● **Dataset extract**:
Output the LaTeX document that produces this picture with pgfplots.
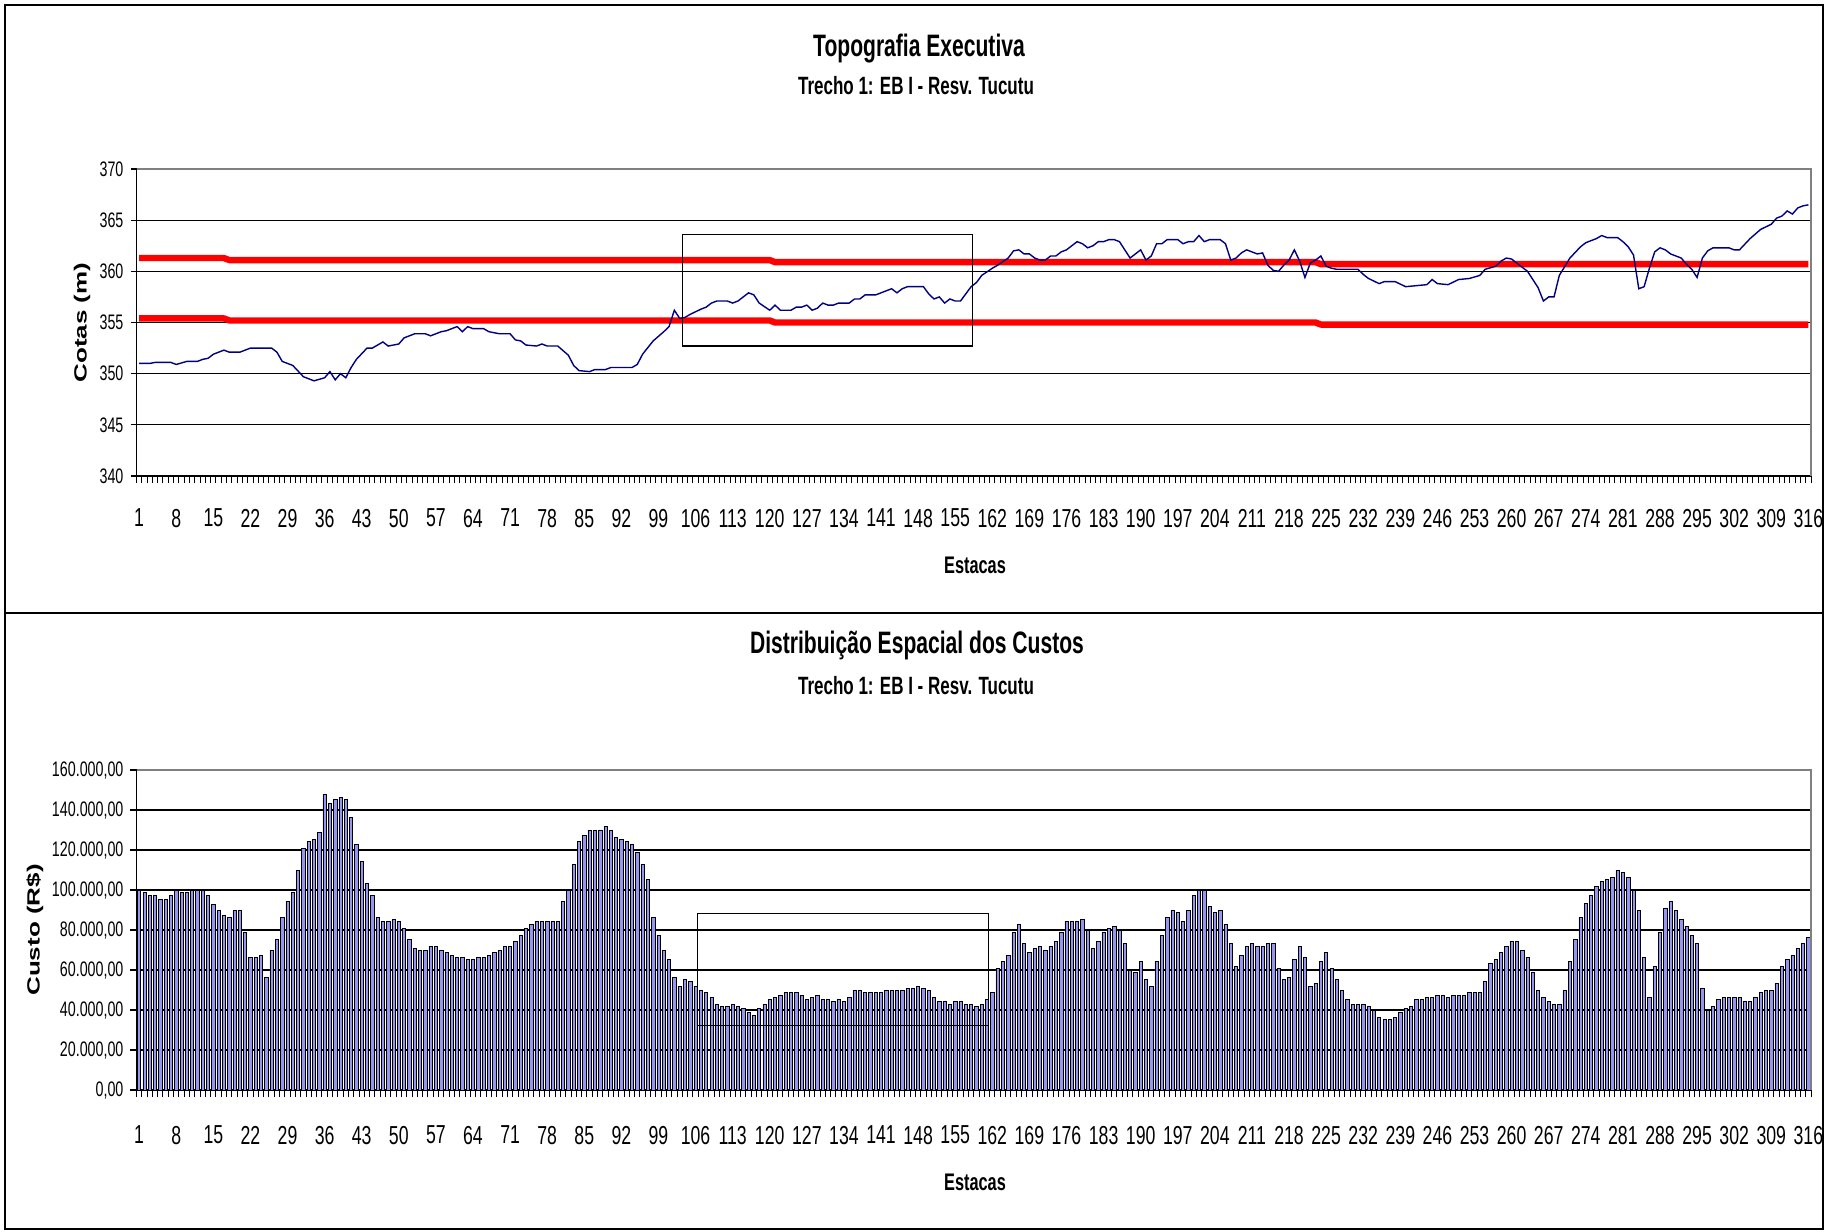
\documentclass[border=0pt]{standalone}
\usepackage{fontspec}
\setmainfont{Liberation Sans}[FakeStretch=0.68]
\newfontfamily\plainfont{Liberation Sans}
\usepackage{graphicx}
\usepackage{pgfplots}
\pgfplotsset{compat=1.18}
\definecolor{navyline}{RGB}{0,0,128}
\definecolor{barblue}{RGB}{150,150,240}
\definecolor{bordergray}{RGB}{128,128,128}
\pgfplotsset{
  chartbase/.style={
    scale only axis,
    width=837.25pt,
    xmin=0.5, xmax=316.5,
    axis lines*=left,
    axis line style={-, black, line width=0.7pt},
    tick align=outside,
    xtick={1,8,15,22,29,36,43,50,57,64,71,78,85,92,99,106,113,120,127,134,141,148,155,162,169,176,183,190,197,204,211,218,225,232,239,246,253,260,267,274,281,288,295,302,309,316},
    xticklabels={1,8,15,22,29,36,43,50,57,64,71,78,85,92,99,106,113,120,127,134,141,148,155,162,169,176,183,190,197,204,211,218,225,232,239,246,253,260,267,274,281,288,295,302,309,316},
    minor xtick={0.5,1.5,...,316.5},
    major x tick style={draw=none},
    minor x tick style={black, line width=0.5pt},
    minor tick length=3.5pt,
    major tick length=3pt,
    ytick style={black, line width=0.6pt},
    xticklabel style={font=\fontsize{13}{13}\selectfont, yshift=-10pt},
    yticklabel style={font=\fontsize{10.5}{10.5}\selectfont},
    ymajorgrids,
    grid style={black, line width=0.6pt},
    scaled y ticks=false,
    clip=false,
  }
}
\begin{document}
\begin{tikzpicture}
\useasboundingbox (0pt,0pt) rectangle (914.5pt,-615.5pt);
\draw[line width=0.8pt] (2.5pt,-2.5pt) rectangle (911.5pt,-306.5pt);
\draw[line width=0.8pt] (2.5pt,-306.5pt) rectangle (911.5pt,-614.5pt);

\node[font=\bfseries\fontsize{15.5}{16}\selectfont] at (459.5pt,-24.5pt) {Topografia Executiva};
\node[font=\bfseries\fontsize{12.5}{13}\selectfont] at (458pt,-43pt) {Trecho 1: EB I - Resv. Tucutu};
\node[font=\bfseries\fontsize{12}{12}\selectfont] at (487.5pt,-282.5pt) {Estacas};
\node[rotate=90] at (41pt,-161.25pt) {\scalebox{1}[0.68]{\plainfont\bfseries\fontsize{13}{13}\selectfont Cotas (m)}};

\node[font=\bfseries\fontsize{15.5}{16}\selectfont] at (458.5pt,-322.5pt) {Distribuição Espacial dos Custos};
\node[font=\bfseries\fontsize{12.5}{13}\selectfont] at (458pt,-343pt) {Trecho 1: EB I - Resv. Tucutu};
\node[font=\bfseries\fontsize{12}{12}\selectfont] at (487.5pt,-591pt) {Estacas};
\node[rotate=90] at (17.5pt,-465pt) {\scalebox{1}[0.68]{\plainfont\bfseries\fontsize{13}{13}\selectfont Custo (R\$)}};

\begin{axis}[chartbase,
  at={(68.25pt,-238pt)}, anchor=south west,
  height=153.5pt,
  ymin=340, ymax=370,
  ytick={340,345,350,355,360,365,370},
  yticklabels={340,345,350,355,360,365,370},
]
\addplot[red, line width=3.2pt, line join=round] coordinates {
(1,361.3) (17,361.3) (18,361.1) (120,361.1) (121,360.9) (223,360.9) (224,360.7) (316,360.7)};
\addplot[red, line width=3.2pt, line join=round] coordinates {
(1,355.4) (17,355.4) (18,355.2) (120,355.2) (121,355.0) (223,355.0) (224,354.8) (316,354.8)};
\addplot[navyline, line width=0.7pt, mark=none] coordinates {
(1,351.0) (3,351.0) (4,351.1) (7,351.1) (8,350.9) (10,351.2) (12,351.2) (13,351.4) (14,351.5)
(15,351.9) (17,352.3) (18,352.1) (20,352.1) (22,352.5) (26,352.5) (27,352.1) (28,351.2)
(30,350.8) (32,349.7) (34,349.3) (36,349.6) (37,350.2) (38,349.4) (39,350.0) (40,349.6)
(41,350.6) (42,351.4) (44,352.5) (45,352.5) (47,353.1) (48,352.7) (50,352.9) (51,353.5)
(53,353.9) (55,353.9) (56,353.7) (58,354.1) (59,354.2) (61,354.6) (62,354.1) (63,354.6)
(64,354.4) (66,354.4) (67,354.1) (69,353.9) (71,353.9) (72,353.3) (73,353.2) (74,352.8)
(76,352.7) (77,352.9) (78,352.7) (80,352.7) (82,351.8) (83,350.8) (84,350.3) (86,350.2)
(87,350.4) (89,350.4) (90,350.6) (94,350.6) (95,350.9) (96,351.9) (98,353.2) (100,354.1)
(101,354.6) (102,356.2) (103,355.4) (104,355.5) (105,355.8) (107,356.3) (108,356.5)
(109,356.9) (110,357.1) (112,357.1) (113,356.9) (114,357.1) (116,357.9) (117,357.7)
(118,356.9) (120,356.2) (121,356.7) (122,356.2) (124,356.2) (125,356.5) (126,356.5)
(127,356.7) (128,356.2) (129,356.4) (130,356.9) (131,356.7) (132,356.7) (133,356.9)
(135,356.9) (136,357.3) (137,357.3) (138,357.7) (140,357.7) (142,358.1) (143,358.3)
(144,357.9) (145,358.3) (146,358.5) (149,358.5) (150,357.8) (151,357.3) (152,357.5)
(153,356.9) (154,357.3) (155,357.1) (156,357.1) (157,357.8) (158,358.5) (159,358.9)
(160,359.6) (162,360.3) (163,360.6) (165,361.3) (166,362.0) (167,362.1) (168,361.7)
(169,361.7) (170,361.3) (171,361.1) (172,361.1) (173,361.5) (174,361.5) (175,361.9)
(176,362.1) (178,362.9) (179,362.7) (180,362.3) (181,362.5) (182,362.9) (183,362.9)
(184,363.1) (185,363.1) (186,362.9) (188,361.3) (190,362.1) (191,361.1) (192,361.5)
(193,362.7) (194,362.7) (195,363.1) (197,363.1) (198,362.7) (199,362.9) (200,362.9)
(201,363.5) (202,362.9) (203,363.1) (205,363.1) (206,362.7) (207,361.1) (208,361.3)
(209,361.8) (210,362.1) (211,361.9) (212,361.7) (213,361.8) (214,360.6) (215,360.1)
(216,360.0) (217,360.6) (218,361.1) (219,362.1) (220,361.0) (221,359.4) (222,360.8)
(223,361.1) (224,361.5) (225,360.5) (226,360.3) (227,360.2) (231,360.2) (232,359.7)
(233,359.3) (235,358.8) (236,359.0) (238,359.0) (240,358.5) (242,358.6) (244,358.7)
(245,359.2) (246,358.8) (248,358.7) (250,359.2) (252,359.3) (254,359.6) (255,360.2)
(257,360.5) (258,361.0) (259,361.3) (260,361.2) (262,360.4) (263,360.0) (265,358.4)
(266,357.1) (267,357.5) (268,357.5) (269,359.6) (271,361.3) (273,362.4) (274,362.8)
(276,363.2) (277,363.5) (278,363.3) (280,363.3) (281,362.9) (282,362.4) (283,361.6)
(284,358.3) (285,358.5) (286,360.3) (287,361.9) (288,362.3) (289,362.1) (290,361.7)
(292,361.3) (293,360.7) (294,360.2) (295,359.4) (296,361.3) (297,362.0) (298,362.3)
(301,362.3) (302,362.1) (303,362.1) (305,363.2) (307,364.1) (309,364.6) (310,365.2)
(311,365.4) (312,365.9) (313,365.6) (314,366.2) (315,366.4) (316,366.5)};
\draw[black, line width=0.7pt] (axis cs:103.5,363.6) rectangle (axis cs:158.3,352.7);
\draw[bordergray, line width=0.8pt] (rel axis cs:0,1) -- (rel axis cs:1,1) -- (rel axis cs:1,0);
\end{axis}

\begin{axis}[chartbase,
  at={(68.25pt,-545pt)}, anchor=south west,
  height=160pt,
  ymin=0, ymax=160000,
  ytick={0,20000,40000,60000,80000,100000,120000,140000,160000},
  yticklabels={{0,00},{20.000,00},{40.000,00},{60.000,00},{80.000,00},{100.000,00},{120.000,00},{140.000,00},{160.000,00}},
  xticklabel style={yshift=-1.5pt},
]
\addplot[ybar, bar width=0.62, fill=barblue, draw=black, line width=0.3pt] coordinates {
(1,99800) (2,98700) (3,97500) (4,97500) (5,95300) (6,95300) (7,97500) (8,99800) (9,98700) (10,98700)
(11,99800) (12,99800) (13,99800) (14,97500) (15,93000) (16,89700) (17,87500) (18,86500) (19,89700) (20,89700)
(21,78700) (22,66300) (23,66300) (24,67500) (25,56500) (26,69800) (27,75300) (28,86500) (29,94200) (30,98700)
(31,109800) (32,120800) (33,124300) (34,125300) (35,128700) (36,147700) (37,143200) (38,145300) (39,146300) (40,145300)
(41,136500) (42,123000) (43,114200) (44,103200) (45,97500) (46,86500) (47,84200) (48,84200) (49,85300) (50,84200)
(51,80800) (52,75300) (53,70800) (54,69800) (55,69800) (56,72000) (57,72000) (58,69800) (59,68700) (60,67500)
(61,66300) (62,66300) (63,65300) (64,65300) (65,66300) (66,66300) (67,67500) (68,68700) (69,69800) (70,72000)
(71,72000) (72,74200) (73,77500) (74,80800) (75,83000) (76,84200) (77,84200) (78,84200) (79,84200) (80,84200)
(81,94200) (82,99800) (83,113000) (84,124200) (85,127500) (86,129800) (87,129800) (88,129800) (89,132000) (90,129800)
(91,126500) (92,125300) (93,124200) (94,123000) (95,118700) (96,113000) (97,105300) (98,86500) (99,77500) (100,69800)
(101,65300) (102,56500) (103,52000) (104,55300) (105,54200) (106,52000) (107,49800) (108,48700) (109,46300) (110,43000)
(111,42000) (112,42000) (113,43000) (114,42000) (115,40800) (116,38700) (117,37500) (118,40800) (119,43000) (120,45300)
(121,46300) (122,47500) (123,48700) (124,48700) (125,48700) (126,47500) (127,45300) (128,46300) (129,47500) (130,45300)
(131,45300) (132,44200) (133,45300) (134,44200) (135,46300) (136,49800) (137,49800) (138,48700) (139,48700) (140,48700)
(141,48700) (142,49800) (143,49800) (144,49800) (145,49800) (146,50800) (147,50800) (148,52000) (149,50800) (150,49800)
(151,46300) (152,44200) (153,44200) (154,43000) (155,44200) (156,44200) (157,43000) (158,43000) (159,42000) (160,43000)
(161,45300) (162,48700) (163,60800) (164,64200) (165,67500) (166,78700) (167,83000) (168,73200) (169,68700) (170,70800)
(171,72000) (172,69800) (173,72000) (174,74200) (175,78700) (176,84200) (177,84200) (178,84200) (179,85300) (180,79700)
(181,70800) (182,74200) (183,78700) (184,80800) (185,82000) (186,79700) (187,73200) (188,59800) (189,58700) (190,64200)
(191,55300) (192,52000) (193,64200) (194,77500) (195,86500) (196,89700) (197,88700) (198,84200) (199,89700) (200,97500)
(201,99800) (202,99800) (203,92000) (204,88700) (205,89700) (206,83000) (207,73200) (208,62000) (209,67500) (210,72000)
(211,73200) (212,72000) (213,72000) (214,73200) (215,73200) (216,60800) (217,55300) (218,56500) (219,65300) (220,72000)
(221,66500) (222,52000) (223,53200) (224,64200) (225,68700) (226,60800) (227,55300) (228,49800) (229,45300) (230,43000)
(231,43000) (232,43000) (233,42000) (234,40000) (235,36500) (236,35300) (237,35300) (238,36500) (239,38700) (240,40800)
(241,42000) (242,45300) (243,45300) (244,46300) (245,46300) (246,47500) (247,47500) (248,46300) (249,47500) (250,47500)
(251,47500) (252,48700) (253,48700) (254,48700) (255,54200) (256,63200) (257,65300) (258,68700) (259,72000) (260,74200)
(261,74200) (262,69800) (263,66500) (264,58700) (265,49800) (266,46300) (267,44200) (268,43000) (269,43000) (270,49800)
(271,64200) (272,75300) (273,86500) (274,93200) (275,97500) (276,102000) (277,104200) (278,105300) (279,106300) (280,109800)
(281,108700) (282,106300) (283,99800) (284,89700) (285,66500) (286,46300) (287,62000) (288,78700) (289,90800) (290,94200)
(291,89700) (292,85300) (293,82000) (294,77500) (295,73200) (296,50800) (297,40000) (298,42000) (299,45300) (300,46300)
(301,46300) (302,46300) (303,46300) (304,44200) (305,44200) (306,46300) (307,48700) (308,49800) (309,49800) (310,53200)
(311,62000) (312,65300) (313,67500) (314,70800) (315,73200) (316,76500)};
\draw[black, line width=0.8pt] (axis cs:106.4,88300) rectangle (axis cs:161.3,32300);
\draw[bordergray, line width=0.8pt] (rel axis cs:0,1) -- (rel axis cs:1,1) -- (rel axis cs:1,0);
\end{axis}
\end{tikzpicture}
\end{document}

● **Task**: Write out nothing but the lines from the start of the data through the line with "(2.5pt,-306.5pt) rectangle (911.5pt,-614.5pt);". Leave out the pictures.

● **Response to this exercise**:
Output the LaTeX document that produces this picture with pgfplots.
\documentclass[border=0pt]{standalone}
\usepackage{fontspec}
\setmainfont{Liberation Sans}[FakeStretch=0.68]
\newfontfamily\plainfont{Liberation Sans}
\usepackage{graphicx}
\usepackage{pgfplots}
\pgfplotsset{compat=1.18}
\definecolor{navyline}{RGB}{0,0,128}
\definecolor{barblue}{RGB}{150,150,240}
\definecolor{bordergray}{RGB}{128,128,128}
\pgfplotsset{
  chartbase/.style={
    scale only axis,
    width=837.25pt,
    xmin=0.5, xmax=316.5,
    axis lines*=left,
    axis line style={-, black, line width=0.7pt},
    tick align=outside,
    xtick={1,8,15,22,29,36,43,50,57,64,71,78,85,92,99,106,113,120,127,134,141,148,155,162,169,176,183,190,197,204,211,218,225,232,239,246,253,260,267,274,281,288,295,302,309,316},
    xticklabels={1,8,15,22,29,36,43,50,57,64,71,78,85,92,99,106,113,120,127,134,141,148,155,162,169,176,183,190,197,204,211,218,225,232,239,246,253,260,267,274,281,288,295,302,309,316},
    minor xtick={0.5,1.5,...,316.5},
    major x tick style={draw=none},
    minor x tick style={black, line width=0.5pt},
    minor tick length=3.5pt,
    major tick length=3pt,
    ytick style={black, line width=0.6pt},
    xticklabel style={font=\fontsize{13}{13}\selectfont, yshift=-10pt},
    yticklabel style={font=\fontsize{10.5}{10.5}\selectfont},
    ymajorgrids,
    grid style={black, line width=0.6pt},
    scaled y ticks=false,
    clip=false,
  }
}
\begin{document}
\begin{tikzpicture}
\useasboundingbox (0pt,0pt) rectangle (914.5pt,-615.5pt);
\draw[line width=0.8pt] (2.5pt,-2.5pt) rectangle (911.5pt,-306.5pt);
\draw[line width=0.8pt] (2.5pt,-306.5pt) rectangle (911.5pt,-614.5pt);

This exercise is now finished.